Graph of topic communities: weather.

Conclusions

This paper tackles the challenge of using social media content, especially Twitter, for emergency response use during disasters. We explore mechanisms for identifying and ranking the most relevant tweets related to a specific search term. We use hurricane Irma as a use case and demonstrate methods for identifying relevant tweets by optimizing different parameters.

In particular, we demonstrate how to train neural networks using either the Continuous Bag-of-Words or the Skip-Gram model. Preprocessing steps such as removing stop words and subsampling frequent words in the tweet corpus helped reduce the number of relevant tokens to enhance retrieval of appropriate tweets.

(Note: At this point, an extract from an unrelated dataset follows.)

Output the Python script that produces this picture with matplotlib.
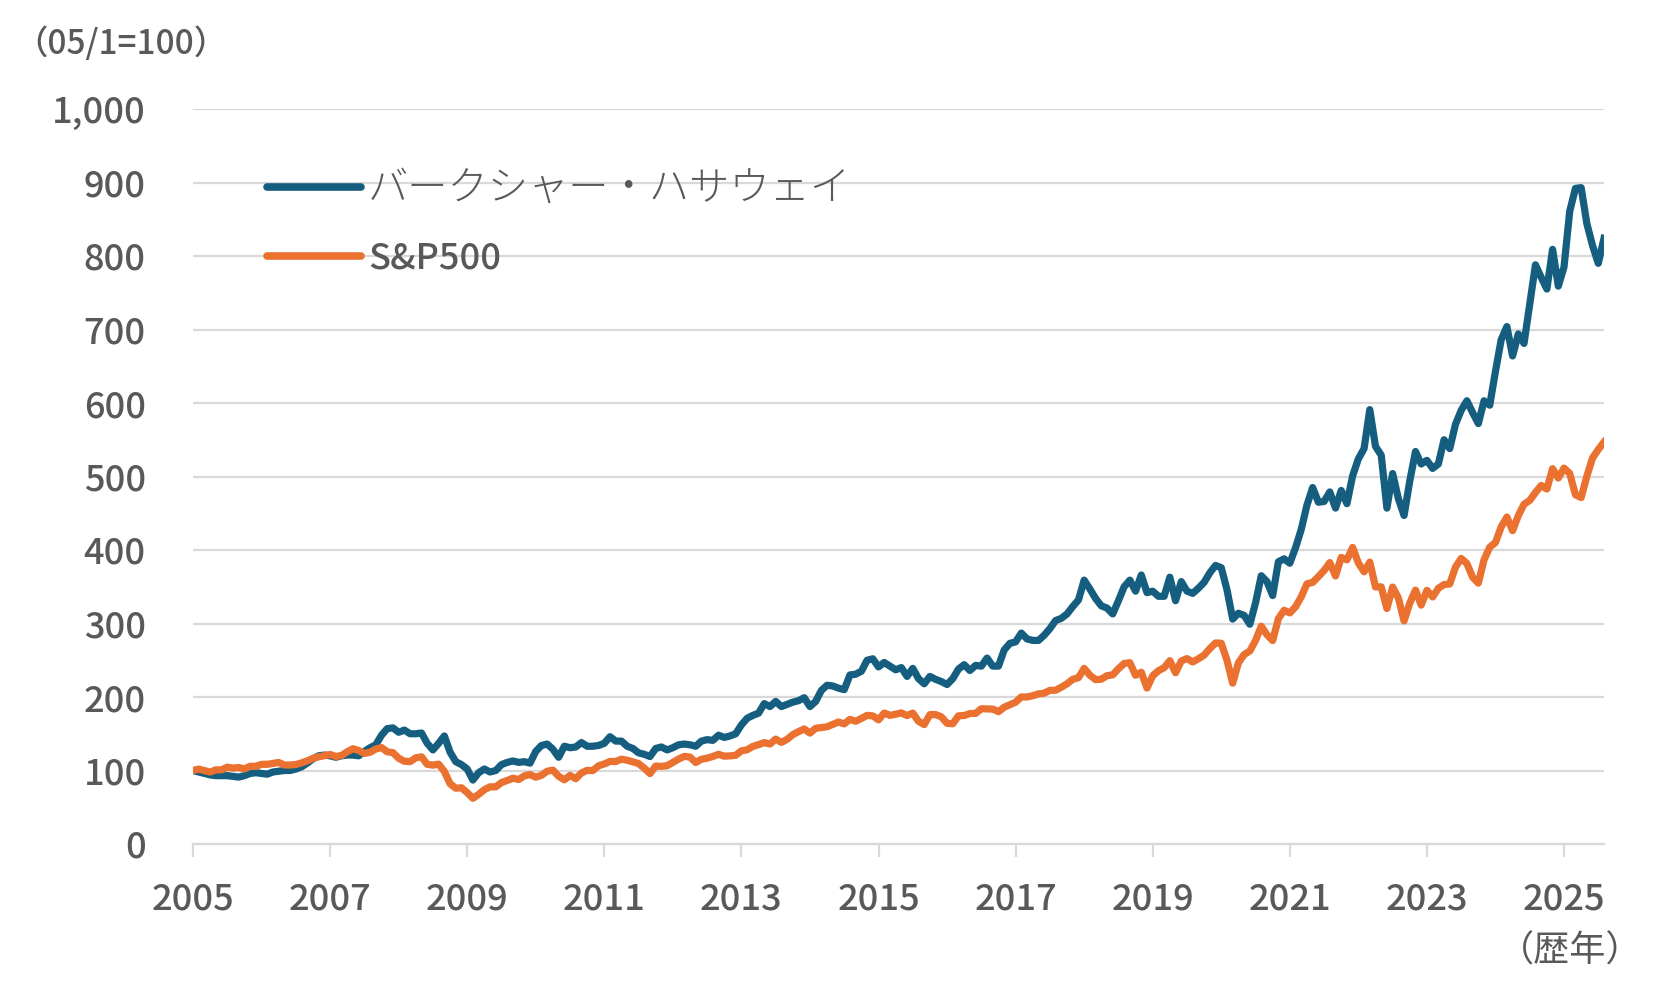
import numpy as np
import matplotlib
matplotlib.use('Agg')
import matplotlib.pyplot as plt
from matplotlib.ticker import FuncFormatter

plt.rcParams['font.family'] = ['Noto Sans CJK JP', 'DejaVu Sans']

# monthly index, Jan 2005 = 100, last point Aug 2025
start_year = 2005

brk = [
    100, 98, 96, 94, 93, 93, 93, 92, 91, 93, 96, 97,           # 2005
    96, 95, 98, 99, 100, 100, 102, 105, 110, 116, 120, 121,    # 2006
    120, 118, 120, 121, 121, 120, 126, 131, 135, 148, 157, 158,  # 2007
    152, 155, 150, 150, 151, 137, 128, 137, 147, 125, 112, 108,  # 2008
    102, 87, 97, 102, 98, 100, 108, 111, 113, 111, 112, 110,   # 2009
    126, 134, 136, 129, 118, 133, 131, 132, 138, 133, 133, 134,  # 2010
    137, 146, 140, 140, 133, 130, 124, 122, 119, 130, 132, 128,  # 2011
    131, 135, 136, 135, 133, 140, 142, 141, 148, 145, 147, 150,  # 2012
    162, 171, 175, 178, 191, 187, 194, 187, 190, 193, 195, 199,  # 2013
    187, 194, 209, 216, 215, 212, 210, 230, 231, 235, 250, 252,  # 2014
    241, 247, 242, 237, 240, 228, 239, 225, 218, 228, 224, 221,  # 2015
    217, 225, 238, 244, 236, 243, 242, 253, 242, 242, 264, 273,  # 2016
    275, 287, 279, 277, 277, 284, 293, 304, 307, 313, 323, 332,  # 2017
    359, 347, 334, 324, 321, 313, 331, 350, 359, 344, 366, 342,  # 2018
    344, 337, 337, 363, 331, 357, 344, 341, 348, 356, 369, 379,  # 2019
    376, 346, 306, 314, 311, 299, 328, 365, 357, 338, 384, 388,  # 2020
    382, 403, 428, 461, 485, 465, 466, 479, 457, 481, 463, 501,  # 2021
    524, 538, 591, 541, 529, 457, 504, 470, 447, 494, 534, 517,  # 2022
    522, 511, 517, 550, 538, 571, 590, 603, 587, 572, 603, 597,  # 2023
    643, 686, 704, 664, 694, 681, 735, 788, 771, 755, 809, 759,  # 2024
    785, 861, 892, 893, 844, 814, 790, 824,                      # 2025
]

spx = [
    100.0, 101.9, 99.9, 97.9, 100.9, 100.8, 104.5, 103.3, 104.0, 102.2, 105.8, 105.7,
    108.4, 108.4, 109.6, 110.9, 107.5, 107.5, 108.1, 110.4, 113.1, 116.6, 118.6, 120.1,
    121.8, 119.1, 120.3, 125.5, 129.6, 127.3, 123.2, 124.8, 129.2, 131.2, 125.4, 124.3,
    116.7, 112.6, 112.0, 117.3, 118.6, 108.4, 107.3, 108.6, 98.7, 82.0, 75.9, 76.5,
    69.9, 62.2, 67.5, 73.9, 77.8, 77.8, 83.6, 86.4, 89.5, 87.7, 92.7, 94.4,
    90.9, 93.5, 99.0, 100.5, 92.2, 87.3, 93.3, 88.8, 96.6, 100.2, 99.9, 106.5,
    108.9, 112.4, 112.2, 115.4, 113.9, 111.8, 109.4, 103.2, 95.8, 106.1, 105.6, 106.5,
    111.1, 115.6, 119.2, 118.3, 110.9, 115.3, 116.8, 119.1, 122.0, 119.5, 119.9, 120.7,
    126.8, 128.2, 132.8, 135.2, 138.0, 136.0, 142.7, 138.2, 142.4, 148.7, 152.9, 156.5,
    150.9, 157.4, 158.5, 159.5, 162.8, 165.9, 163.4, 169.6, 167.0, 170.8, 175.0, 174.3,
    168.9, 178.2, 175.1, 176.5, 178.4, 174.7, 178.1, 167.0, 162.5, 176.0, 176.1, 173.0,
    164.2, 163.6, 174.4, 174.8, 177.5, 177.7, 184.0, 183.8, 183.6, 180.0, 186.1, 189.5,
    192.9, 200.1, 200.0, 201.8, 204.2, 205.2, 209.1, 209.2, 213.3, 218.0, 224.1, 226.3,
    239.0, 229.7, 223.6, 224.2, 229.0, 230.1, 238.4, 245.6, 246.7, 229.6, 233.7, 212.2,
    228.9, 235.7, 239.9, 249.4, 233.0, 249.0, 252.3, 247.7, 252.0, 257.1, 265.9, 273.5,
    273.1, 250.1, 218.8, 246.5, 257.7, 262.5, 276.9, 296.3, 284.7, 276.8, 306.6, 318.0,
    314.4, 322.6, 336.3, 354.0, 355.9, 363.8, 372.1, 382.9, 364.6, 389.9, 386.6, 403.5,
    382.3, 370.3, 383.5, 349.8, 349.8, 320.4, 349.6, 334.8, 303.5, 327.8, 345.4, 325.0,
    345.1, 336.1, 347.9, 353.0, 353.8, 376.7, 388.5, 381.6, 363.0, 355.0, 386.7, 403.8,
    410.2, 431.4, 444.8, 426.3, 446.8, 462.3, 467.5, 478.2, 487.8, 483.0, 510.7, 497.9,
    511.4, 504.1, 475.1, 471.4, 500.5, 525.3, 536.7, 546.9,
]

series_names = ['バークシャー・ハサウェイ', 'S&P500']
year_ticks = list(range(2005, 2026, 2))
value_ticks = list(range(0, 1001, 100))
unit_text = '（05/1=100）'
axis_text = '（歴年）'

blue = '#165E80'
orange = '#EA7130'
grey_text = '#595959'
grid_col = '#D9D9D9'

x = start_year + np.arange(len(brk)) / 12

fig = plt.figure(figsize=(16.63, 9.9), dpi=100)
ax = fig.add_axes([193 / 1663, 1 - 844 / 990, (1604 - 193) / 1663, (844 - 109) / 990])

ax.plot(x, brk, color=blue, lw=5.2, label=series_names[0], solid_joinstyle='round', zorder=3)
ax.plot(x, spx, color=orange, lw=5.2, label=series_names[1], solid_joinstyle='round', zorder=3)

ax.set_xlim(x[0], x[-1])
ax.set_ylim(0, 1000)
ax.set_xticks(year_ticks)
ax.set_xticklabels([str(y) for y in year_ticks])
ax.set_yticks(value_ticks)
ax.yaxis.set_major_formatter(FuncFormatter(lambda v, p: f'{int(v):,}'))

ax.grid(axis='y', color=grid_col, lw=1.6)
ax.set_axisbelow(True)
for s in ['top', 'right', 'left']:
    ax.spines[s].set_visible(False)
ax.spines['bottom'].set_color(grid_col)
ax.spines['bottom'].set_linewidth(1.6)
ax.spines['bottom'].set_zorder(2)

ax.tick_params(axis='x', direction='out', length=9, width=1.6, color=grid_col,
               labelsize=26, labelcolor=grey_text, pad=18)
ax.tick_params(axis='y', length=0, labelsize=26, labelcolor=grey_text, pad=34)
for lab in ax.get_xticklabels() + ax.get_yticklabels():
    lab.set_fontweight('medium')

leg = ax.legend(loc='upper left', bbox_to_anchor=(267 / 1663, 1 - 168 / 990),
                bbox_transform=fig.transFigure, frameon=False, fontsize=26,
                handlelength=2.6, handletextpad=0.2, labelspacing=0.84,
                borderpad=0, borderaxespad=0, labelcolor=grey_text)
for line in leg.get_lines():
    line.set_linewidth(5.5)
    line.set_solid_capstyle('round')
leg.get_texts()[0].set_fontweight('light')
leg.get_texts()[0].set_fontsize(29)
leg.get_texts()[1].set_fontweight('medium')

fig.text(14 / 1663, 1 - 44 / 990, unit_text, fontsize=24, color=grey_text,
         ha='left', va='center', fontweight='medium')
fig.text(1642 / 1663, 1 - 952 / 990, axis_text, fontsize=26, color=grey_text,
         ha='right', va='center')

fig.savefig('out.png', dpi=100)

Comparisons of different scalar formulas were conducted across several tuning parameters. We found that Dot Product with a word window size of 8 resulted in the maximum AU_ROC. We saw that the appropriate minimum word frequency varied depending on the scalar comparison formula. The optimum value for minimum word frequency for Dot Product was found to be 3 whereas the optimal value for all other formulas was 8. This indicates that the performance of the model is tied to the scalar comparison used and its optimal setting. The default setting of 100 dimensions proved to be adequate for the hidden layer dimensionality setting. Negative sampling showed substantial improvements across all scalar comparison formulas between 0 to 1 indicating a minimal number of negative context words in the training has an overall positive effect on the accuracy of the neural network. The methods proposed here are generalizable to a variety of scenarios and applications. They can be used for a variety of social media platforms and can function as a way for identifying the most relevant material for any search term during natural disasters. These approaches once incorporated into digital apps can be useful for first responders to identify events in real time and devise rescue strategies.